Burma Update: antimony mine rusePublished by MAC on 2006-06-02
Burma Update: antimony mine ruse
2nd June 2006
Last March we published a story about a tin/antimony processsing plant in Three Pagodas Pass, a border town between Thailand and Burma through which the infamous WW 2 Japanese 'Death Railroad' used to pass. The plant, reportedly owned by the Nawarat Co of Thailand, was briefly closed down at the time because of complaints about toxic fumes and wild-life being poisoned in a lake into which plant effluents flowed. The mine, which provides ore to the plant, is located close to the border around half a day's drive from the town. It employs about 60 workers.
The Australian government has a good website on the possible harmful effects of antimony on health and the environment www.npi.gov.au/database/substance-info/profiles/10.html
[Comment by Eric Snider, Canada]
Attempts on to operate tin and antimony factory outside township
T-B border: Loa Htaw: Independent Mon News Agency
1st June 2006
The owners of the tin and antimony factory in Three Pagoda Pass Township (TPP) on the Thai-Burma border are now trying to operate the factory outside the township after it was ordered to be closed down on May 15, residents said.
Tin is commonly used in various metallic products while antimony is a toxic chemical element used in alloys and electronics.
The military government ordered the closure of the factory in May. But residents believe the factory will continue outside the TPP Township in the near future, said Nai Tu.
"As businessmen they do not want to stop the business and will try to continue at any cost" said U Ni Pon a member of a businessmen's commission that helped the metal processing company. "I am not sure if the factory will be closed down temporarily or for good," he added.
"Residents who were concerned about their health when the factory was in operation are happy with the closure order," said Nai Tu.
The factory was ordered to close down because it was posing serious health problems for the local people because of pollution, according to health officials and residents.

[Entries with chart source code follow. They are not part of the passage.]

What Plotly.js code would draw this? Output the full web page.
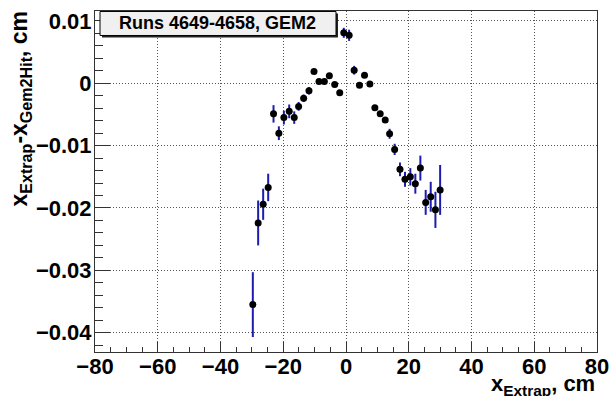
<!DOCTYPE html>
<html>
<head>
<meta charset="utf-8">
<script src="https://cdn.plot.ly/plotly-3.0.1.min.js"></script>
<style>html,body{margin:0;padding:0;background:#fff}#chart{width:611px;height:396px}</style>
</head>
<body>
<div id="chart"></div>
<script>
const xExtrap = [-29.7, -28.0, -26.4, -24.8, -23.1, -21.4, -19.8, -18.1, -16.5, -15.1,
  -13.5, -11.8, -10.2, -8.6, -6.9, -5.3, -3.6, -2.0, -0.7, 1.0,
  2.6, 4.3, 5.9, 7.6, 9.2, 10.9, 12.5, 13.9, 15.5, 17.2,
  18.8, 20.5, 22.1, 23.7, 25.4, 27.0, 28.5, 30.0];
const dxMean = [-0.0355, -0.0224, -0.0194, -0.0167, -0.0049, -0.0080, -0.0055, -0.0045, -0.0055, -0.0037,
  -0.0024, -0.0012, 0.0019, 0.0003, 0.0003, 0.0012, -0.0002, -0.0015, 0.0081, 0.0077,
  0.0021, -0.0003, 0.0013, -0.0001, -0.0039, -0.0049, -0.0059, -0.0081, -0.0106, -0.0138,
  -0.0154, -0.0150, -0.0161, -0.0136, -0.0191, -0.0182, -0.0203, -0.0171];
const dxErr = [0.0052, 0.0036, 0.0025, 0.0022, 0.0014, 0.0011, 0.0011, 0.0011, 0.0010, 0.0007,
  0.0006, 0.0006, 0.0003, 0.0003, 0.0003, 0.0003, 0.0003, 0.0003, 0.0008, 0.0009,
  0.0007, 0.0004, 0.0004, 0.0004, 0.0004, 0.0004, 0.0004, 0.0008, 0.0009, 0.0011,
  0.0012, 0.0014, 0.0016, 0.0020, 0.0020, 0.0024, 0.0029, 0.0040];
const xTickVals = [-80, -60, -40, -20, 0, 20, 40, 60, 80];
const yTickVals = [0.01, 0, -0.01, -0.02, -0.03, -0.04];
const legendText = "Runs 4649-4658, GEM2";
const xTitle = "x<sub>Extrap</sub>, cm";
const yTitle = "x<sub>Extrap</sub>-x<sub>Gem2Hit</sub>, cm";

const FONT = "Liberation Sans, Arial, sans-serif";

const trace = {
  x: xExtrap, y: dxMean, type: 'scatter', mode: 'markers',
  marker: {color: '#000', size: 7},
  error_y: {type: 'data', array: dxErr, visible: true, color: '#1c1cb0', thickness: 2, width: 0},
  hoverinfo: 'skip'
};

const axisCommon = {
  showline: true, mirror: true, linecolor: '#333', linewidth: 1,
  ticks: 'inside', tickcolor: '#333', tickwidth: 1,
  showgrid: true, gridcolor: '#555', griddash: '1px,2px', gridwidth: 1,
  zeroline: false,
  tickfont: {family: FONT, size: 22, color: '#000', weight: 'bold'},
  fixedrange: true
};

const layout = {
  width: 611, height: 396,
  margin: {l: 95, r: 14, t: 10.5, b: 44.3},
  paper_bgcolor: '#fff', plot_bgcolor: '#fff',
  showlegend: false,
  xaxis: Object.assign({}, axisCommon, {
    range: [-80, 80], tickmode: 'array', tickvals: xTickVals, ticklen: 10,
    ticklabelstandoff: -5,
    minor: {dtick: 5, ticklen: 5, tickcolor: '#333', showgrid: false, ticks: 'inside'}
  }),
  yaxis: Object.assign({}, axisCommon, {
    range: [-0.0431, 0.0116], tickmode: 'array', tickvals: yTickVals, ticklen: 15,
    ticklabelstandoff: -2,
    minor: {dtick: 0.002, tick0: 0, ticklen: 8, tickcolor: '#333', showgrid: false, ticks: 'inside'}
  }),
  shapes: [
    {type: 'rect', xref: 'paper', yref: 'paper',
     x0: (102 - 95) / 502, x1: (338 - 95) / 502,
     y0: (351.7 - 37) / 341.2, y1: (351.7 - 13) / 341.2,
     fillcolor: '#222', line: {width: 0}, layer: 'above'},
    {type: 'rect', xref: 'paper', yref: 'paper',
     x0: (100 - 95) / 502, x1: (336 - 95) / 502,
     y0: (351.7 - 35) / 341.2, y1: (351.7 - 11) / 341.2,
     fillcolor: '#f0f0f0', line: {width: 1, color: '#000'}, layer: 'above'}
  ],
  annotations: [
    {text: legendText, xref: 'paper', yref: 'paper',
     x: (217 - 95) / 502, y: (351.7 - 23) / 341.2, xanchor: 'center', yanchor: 'middle',
     showarrow: false, font: {family: FONT, size: 18, color: '#000', weight: 'bold'}},
    {text: xTitle, xref: 'paper', yref: 'paper',
     x: 1.0, y: (351.7 - 401) / 341.2, xanchor: 'right', yanchor: 'bottom',
     showarrow: false, font: {family: FONT, size: 22, color: '#000', weight: 'bold'}},
    {text: yTitle, xref: 'paper', yref: 'paper', textangle: -90,
     x: (21 - 95) / 502, y: (351.7 - 8) / 341.2, xanchor: 'center', yanchor: 'top',
     showarrow: false, font: {family: FONT, size: 23, color: '#000', weight: 'bold'}}
  ]
};

Plotly.newPlot('chart', [trace], layout, {staticPlot: true, displayModeBar: false});
</script>
</body>
</html>
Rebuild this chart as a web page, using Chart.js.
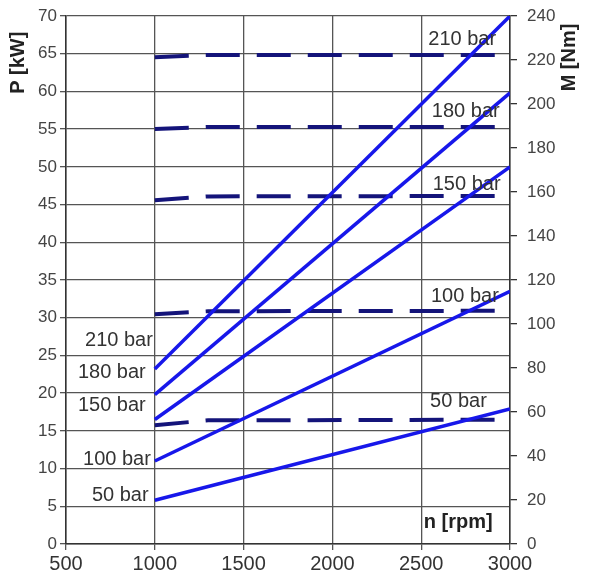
<!DOCTYPE html>
<html>
<head>
<meta charset="utf-8">
<script src="https://cdn.jsdelivr.net/npm/chart.js"></script>
<style>
html, body { margin: 0; padding: 0; background: #fff; }
#wrap { width: 595px; height: 586px; }
</style>
</head>
<body>
<div id="wrap"><canvas id="myChart"></canvas></div>
<script>
// speeds (rpm)
var rpm = [1000, 3000];
var torqueRpm = [1000, 1300, 3000];

// power P [kW] per pressure (left axis)
var power210 = [23.2, 70.0];
var power180 = [19.8, 59.8];
var power150 = [16.5, 50.0];
var power100 = [11.0, 33.5];
var power50 = [5.8, 17.9];

// torque M [Nm] per pressure (right axis)
var torque210 = [221.3, 222.3, 222.3];
var torque180 = [188.6, 189.6, 189.6];
var torque150 = [156.3, 158.0, 158.2];
var torque100 = [104.4, 105.8, 106.0];
var torque50 = [54.0, 56.2, 56.5];

var pressures = ['210 bar', '180 bar', '150 bar', '100 bar', '50 bar'];

// label anchors, in data units (rpm, kW)
var leftLabelRpm = [607, 567, 567, 596, 646];
var leftLabelKw = [27.0, 22.7, 18.3, 11.2, 6.4];
var rightLabelRpm = [2540, 2560, 2565, 2555, 2550];
var rightLabelKw = [66.9, 57.3, 47.7, 32.8, 18.9];

var powerSets = [power210, power180, power150, power100, power50];
var torqueSets = [torque210, torque180, torque150, torque100, torque50];

function pts(xs, ys) {
    var out = [];
    for (var i = 0; i < xs.length; i++) out.push({x: xs[i], y: ys[i]});
    return out;
}

var datasets = [];
for (var i = 0; i < pressures.length; i++) {
    datasets.push({
        label: 'P ' + pressures[i],
        data: pts(rpm, powerSets[i]),
        yAxisID: 'y',
        borderColor: '#1717ea',
        borderWidth: 3.5,
        pointRadius: 0,
        fill: false
    });
}
for (var j = 0; j < pressures.length; j++) {
    datasets.push({
        label: 'M ' + pressures[j],
        data: pts(torqueRpm, torqueSets[j]),
        yAxisID: 'y1',
        borderColor: '#14147a',
        borderWidth: 4,
        borderDash: [34, 17],
        pointRadius: 0,
        fill: false
    });
}

var textPlugin = {
    id: 'textPlugin',
    afterDatasetsDraw: function(chart) {
        var ctx = chart.ctx;
        var x = chart.scales.x, y = chart.scales.y, y1 = chart.scales.y1;
        ctx.save();
        ctx.fillStyle = '#333';
        ctx.font = '20px "Liberation Sans", Arial, sans-serif';
        ctx.textBaseline = 'middle';
        ctx.textAlign = 'left';
        for (var i = 0; i < pressures.length; i++) {
            ctx.fillText(pressures[i], x.getPixelForValue(leftLabelRpm[i]), y.getPixelForValue(leftLabelKw[i]));
            ctx.fillText(pressures[i], x.getPixelForValue(rightLabelRpm[i]), y.getPixelForValue(rightLabelKw[i]));
        }
        // axis titles
        ctx.fillStyle = '#222';
        ctx.font = 'bold 20px "Liberation Sans", Arial, sans-serif';
        ctx.textAlign = 'center';
        ctx.fillText('n [rpm]', x.getPixelForValue(2708), y.getPixelForValue(2.9));

        ctx.save();
        ctx.translate(18, y.getPixelForValue(63.8));
        ctx.rotate(-Math.PI / 2);
        ctx.fillText('P [kW]', 0, 0);
        ctx.restore();

        ctx.save();
        ctx.translate(y1.right - 26, y.getPixelForValue(64.5));
        ctx.rotate(-Math.PI / 2);
        ctx.fillText('M [Nm]', 0, 0);
        ctx.restore();
        ctx.restore();
    }
};

function fixPad(s) {
    s.paddingTop = 8;
    s.paddingBottom = 8;
}

var ctx = document.getElementById('myChart').getContext('2d');
var chart = new Chart(ctx, {
    type: 'line',
    data: { datasets: datasets },
    plugins: [textPlugin],
    options: {
        responsive: true,
        maintainAspectRatio: false,
        animation: false,
        layout: { padding: { top: 16, left: 0, right: 0, bottom: 0 } },
        plugins: {
            legend: { display: false },
            tooltip: { enabled: false }
        },
        scales: {
            x: {
                type: 'linear',
                min: 500,
                max: 3000,
                ticks: {
                    stepSize: 500,
                    color: '#333',
                    font: { family: 'Liberation Sans', size: 20 },
                    padding: 2,
                    callback: function(v) { return String(v); }
                },
                grid: { color: '#555', lineWidth: 1.3, tickLength: 6 },
                border: { color: '#333', width: 1.5 },
                afterFit: function(s) { s.height = 42; }
            },
            y: {
                position: 'left',
                min: 0,
                max: 70,
                ticks: {
                    stepSize: 5,
                    color: '#444',
                    font: { family: 'Liberation Sans', size: 17 },
                    padding: 3
                },
                grid: { color: '#555', lineWidth: 1.3, tickLength: 6 },
                border: { color: '#333', width: 1.5 },
                afterFit: function(s) { s.width = 66; fixPad(s); }
            },
            y1: {
                position: 'right',
                min: 0,
                max: 240,
                ticks: {
                    stepSize: 20,
                    color: '#444',
                    font: { family: 'Liberation Sans', size: 17 },
                    padding: 10
                },
                grid: { drawOnChartArea: false, color: '#333', lineWidth: 1.3, tickLength: 7 },
                border: { color: '#333', width: 1.5 },
                afterFit: function(s) { s.width = 85; fixPad(s); }
            }
        }
    }
});
</script>
</body>
</html>
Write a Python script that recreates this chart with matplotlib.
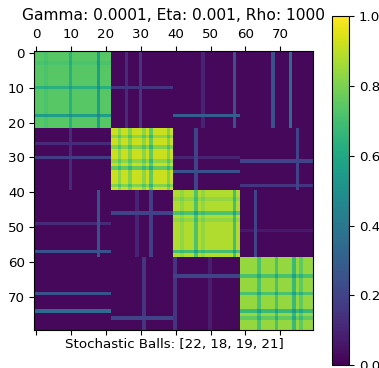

The tin and antimony factory was set up when Dr Soe Win (in charge of the township health department) was away on a trip. It did not have permission from the military's Southeast Command and the health department but got clearance from the mining department and the township authority said a source close to Dr Soe Win.
The Thabyu Mining Co. Ltd owns the factory. The factory's major investors are Thai businessmen.